'Forgetting Jamal’s case does not align with the values of justice and democratic and human rights in your country.'
Jamal Khashoggi’s widow has called on Keir Starmer to confront the Saudi Crown Prince Mohammed bin Salman about the murder of her husband at a meeting with the Saudi Arabian leader later today.
Keir Starmer will meet with the Saudi Crown Prince Mohammed bin Salman this afternoon to discuss strengthening trade ties with Saudi Arabia, despite concerns about the regime’s poor human rights record.
These concerns include the murder of journalist Jamal Khashoggi inside the Saudi consulate in Istanbul in 2018. US intelligence officials have accused the Crown prince of personally ordering Khashoggi’s murder.

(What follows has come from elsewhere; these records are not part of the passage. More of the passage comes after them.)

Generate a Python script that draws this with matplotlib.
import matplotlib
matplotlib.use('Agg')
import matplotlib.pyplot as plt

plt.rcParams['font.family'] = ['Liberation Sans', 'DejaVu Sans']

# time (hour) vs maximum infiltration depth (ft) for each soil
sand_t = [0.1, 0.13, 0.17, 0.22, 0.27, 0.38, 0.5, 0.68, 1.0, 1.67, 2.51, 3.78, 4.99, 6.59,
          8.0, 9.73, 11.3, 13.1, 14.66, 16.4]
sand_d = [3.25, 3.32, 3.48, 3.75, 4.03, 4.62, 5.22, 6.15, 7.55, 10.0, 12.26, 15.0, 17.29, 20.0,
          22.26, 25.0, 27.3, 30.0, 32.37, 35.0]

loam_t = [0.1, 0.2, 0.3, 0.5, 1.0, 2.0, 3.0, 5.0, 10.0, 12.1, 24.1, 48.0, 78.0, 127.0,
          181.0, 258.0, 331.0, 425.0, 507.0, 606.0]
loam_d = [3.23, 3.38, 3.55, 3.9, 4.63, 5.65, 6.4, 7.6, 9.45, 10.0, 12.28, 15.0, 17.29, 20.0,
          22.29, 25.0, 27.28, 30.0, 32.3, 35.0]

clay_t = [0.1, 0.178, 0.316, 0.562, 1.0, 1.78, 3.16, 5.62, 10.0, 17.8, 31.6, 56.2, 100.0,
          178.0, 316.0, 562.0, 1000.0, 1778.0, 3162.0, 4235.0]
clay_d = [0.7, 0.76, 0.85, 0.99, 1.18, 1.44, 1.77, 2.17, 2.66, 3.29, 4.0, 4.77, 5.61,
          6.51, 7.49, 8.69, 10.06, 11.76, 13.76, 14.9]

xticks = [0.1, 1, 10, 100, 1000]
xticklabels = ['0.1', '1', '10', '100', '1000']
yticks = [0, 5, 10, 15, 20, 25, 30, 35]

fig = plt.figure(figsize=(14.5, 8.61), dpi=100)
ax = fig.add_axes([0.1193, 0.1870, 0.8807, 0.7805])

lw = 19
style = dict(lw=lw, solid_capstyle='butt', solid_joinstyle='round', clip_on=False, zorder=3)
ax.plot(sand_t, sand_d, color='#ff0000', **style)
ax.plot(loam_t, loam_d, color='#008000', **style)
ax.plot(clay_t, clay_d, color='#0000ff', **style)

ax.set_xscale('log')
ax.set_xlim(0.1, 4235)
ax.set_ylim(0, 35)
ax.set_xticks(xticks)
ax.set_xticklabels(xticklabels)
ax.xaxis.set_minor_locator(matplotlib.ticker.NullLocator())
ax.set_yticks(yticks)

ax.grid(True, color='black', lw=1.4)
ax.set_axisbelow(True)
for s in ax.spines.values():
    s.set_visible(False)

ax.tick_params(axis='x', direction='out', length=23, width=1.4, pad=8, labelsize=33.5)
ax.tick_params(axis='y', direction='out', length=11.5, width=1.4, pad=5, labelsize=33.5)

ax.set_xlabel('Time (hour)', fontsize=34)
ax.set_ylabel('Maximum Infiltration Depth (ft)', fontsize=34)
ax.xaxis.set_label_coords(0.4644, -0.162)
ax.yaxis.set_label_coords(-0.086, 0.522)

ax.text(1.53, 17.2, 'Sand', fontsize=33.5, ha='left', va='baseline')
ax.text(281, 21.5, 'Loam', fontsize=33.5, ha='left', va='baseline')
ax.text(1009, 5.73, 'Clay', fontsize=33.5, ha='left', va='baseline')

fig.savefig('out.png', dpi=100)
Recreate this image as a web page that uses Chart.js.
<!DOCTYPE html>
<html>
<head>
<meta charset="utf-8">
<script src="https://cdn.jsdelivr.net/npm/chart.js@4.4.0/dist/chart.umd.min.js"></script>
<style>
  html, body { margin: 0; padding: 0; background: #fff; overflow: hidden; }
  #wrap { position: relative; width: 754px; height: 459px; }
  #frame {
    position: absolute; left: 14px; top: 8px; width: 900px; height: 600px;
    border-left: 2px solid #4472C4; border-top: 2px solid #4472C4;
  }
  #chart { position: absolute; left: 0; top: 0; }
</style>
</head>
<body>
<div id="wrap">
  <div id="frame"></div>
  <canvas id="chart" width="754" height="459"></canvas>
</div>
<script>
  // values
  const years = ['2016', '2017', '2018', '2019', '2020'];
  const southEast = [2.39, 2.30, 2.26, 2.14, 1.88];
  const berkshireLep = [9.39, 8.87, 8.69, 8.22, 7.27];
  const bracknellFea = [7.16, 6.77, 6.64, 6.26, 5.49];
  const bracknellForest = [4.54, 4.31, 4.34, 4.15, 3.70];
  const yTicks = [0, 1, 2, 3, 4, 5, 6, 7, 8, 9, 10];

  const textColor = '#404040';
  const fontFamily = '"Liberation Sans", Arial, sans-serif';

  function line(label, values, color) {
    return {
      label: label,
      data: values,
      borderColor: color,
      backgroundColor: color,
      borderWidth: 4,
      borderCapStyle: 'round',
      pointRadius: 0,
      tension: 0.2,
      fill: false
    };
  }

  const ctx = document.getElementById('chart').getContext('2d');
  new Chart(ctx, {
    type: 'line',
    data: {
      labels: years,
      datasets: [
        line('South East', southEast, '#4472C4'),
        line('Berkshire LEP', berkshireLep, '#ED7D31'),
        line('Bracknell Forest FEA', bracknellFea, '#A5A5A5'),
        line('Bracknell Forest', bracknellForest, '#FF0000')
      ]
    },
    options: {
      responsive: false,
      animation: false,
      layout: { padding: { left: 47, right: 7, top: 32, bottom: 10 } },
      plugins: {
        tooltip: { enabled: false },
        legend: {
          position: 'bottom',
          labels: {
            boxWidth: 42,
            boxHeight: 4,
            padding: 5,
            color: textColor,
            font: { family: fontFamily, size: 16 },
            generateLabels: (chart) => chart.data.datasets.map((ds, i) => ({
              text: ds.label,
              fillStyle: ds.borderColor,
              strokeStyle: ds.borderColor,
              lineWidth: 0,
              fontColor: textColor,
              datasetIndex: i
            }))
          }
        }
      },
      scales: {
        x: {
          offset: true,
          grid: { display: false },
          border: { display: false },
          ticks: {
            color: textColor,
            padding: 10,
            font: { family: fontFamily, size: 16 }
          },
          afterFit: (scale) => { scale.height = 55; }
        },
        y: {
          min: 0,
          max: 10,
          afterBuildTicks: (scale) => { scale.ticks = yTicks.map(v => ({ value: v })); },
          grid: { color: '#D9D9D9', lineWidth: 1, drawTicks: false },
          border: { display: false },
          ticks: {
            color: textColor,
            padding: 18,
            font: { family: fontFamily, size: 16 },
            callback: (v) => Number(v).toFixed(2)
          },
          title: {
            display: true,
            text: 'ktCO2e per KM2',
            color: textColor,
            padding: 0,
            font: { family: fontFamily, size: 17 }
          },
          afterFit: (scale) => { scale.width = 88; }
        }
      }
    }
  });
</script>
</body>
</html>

Khashoggi’s widow, Hanan Elatr Khashoggi, told the Guardian: “We look here to your country, to the UK and to the US and most western countries, with respect because you have justice and you care for democratic and human rights.”
She added: “Forgetting Jamal’s case does not align with the values of justice and democratic and human rights in your country.”
A recent report by the NGO Human Rights Watch found that Saudi Arabia’s sovereign wealth fund, the Public Investment Fund (PIF), has “facilitated and benefited from human rights abuses”.
Sovereign wealth funds are funds accumulated by a government, often consisting of government revenue, trade surpluses, and reserves, and are invested domestically and abroad. Many have been built on oil wealth.
Chaired by MBS, HRW identified that the PIF has directly benefited from serious human rights abuses, including the 2017 “anti-corruption” crackdown, which involved arbitrary detentions, mistreatment of detainees, and extortion from the Saudi elite.
HRW also said that the PIF has also facilitated human rights violations through companies it controls, notably in relation to the murder of Khashoggi, a key critic of the anti-corruption crackdown.
Polly Truscott, Amnesty International UK’s Foreign Policy Adviser, said: “The PM needs to making it completely clear to his counterparts in the UAE and Saudi Arabia that respect for human rights and the rule of law is part and parcel of the UK doing business abroad.
“In the UAE, Keir Starmer should be broaching the fact that the authorities are holding dozens of prisoners of conscience, operate the laxest safety standards for outdoor work in the Arab Gulf region and severely restrict the right to free speech.
“In Saudi Arabia, Mr Starmer needs to challenge the authorities’ draconian repression of human rights defenders, rampant use of the death penalty and institutionalised discrimination against women.”
According to Amnesty International, Saudi authorities have executed over 280 people this year, marking the highest number in decades, with many of these executions following “grossly unfair trials”.
Truscott added: “The plight of women who dare to speak out about the need for their rights to be respected in Saudi Arabia is especially grave.
“Earlier this year, the 30-year-old fitness instructor Manahel al-Otaibi was sentenced to 11 years for tweeting in support of women’s rights in Saudi Arabia and posting photos of herself without an abaya.
“For too long these business trips have treated human rights as an optional extra, usually meriting only a terse comment to the media that ‘human rights were raised’.
Before Starmer’s trip to Saudi Arabia and the United Arab Emirates today, number 10 announced a series of new Saudi-UK deals.
Downing Street said that closer ties between the UK and Saudi Arabia will create more than 4,000 British jobs, many of them in the north of England.
Today, Graphene Innovation Manchester (GIM) will announce the launch of the world’s first commercial production of graphene-enriched carbon fibre, with Saudi Arabia’s NEOM Giga-Project.
The UK and Saudi Arabia are also working together to establish a new Joint International Institute for Clean Hydrogen.
The Institute will be backed by a group of Saudi and British universities, including Newcastle University.
North East Mayor, Kim McGuinness, will join the Prime Minister in Saudi Arabia to discuss further green energy investment and opportunities between Saudi Arabia and the North East.
Starmer’s meeting with the Saudi Crown Prince is part of a two-day Middle East visit to strenghten economic ties with the Gulf. During his trip, he will also visit Abu Dhabi in the United Arab Emirates.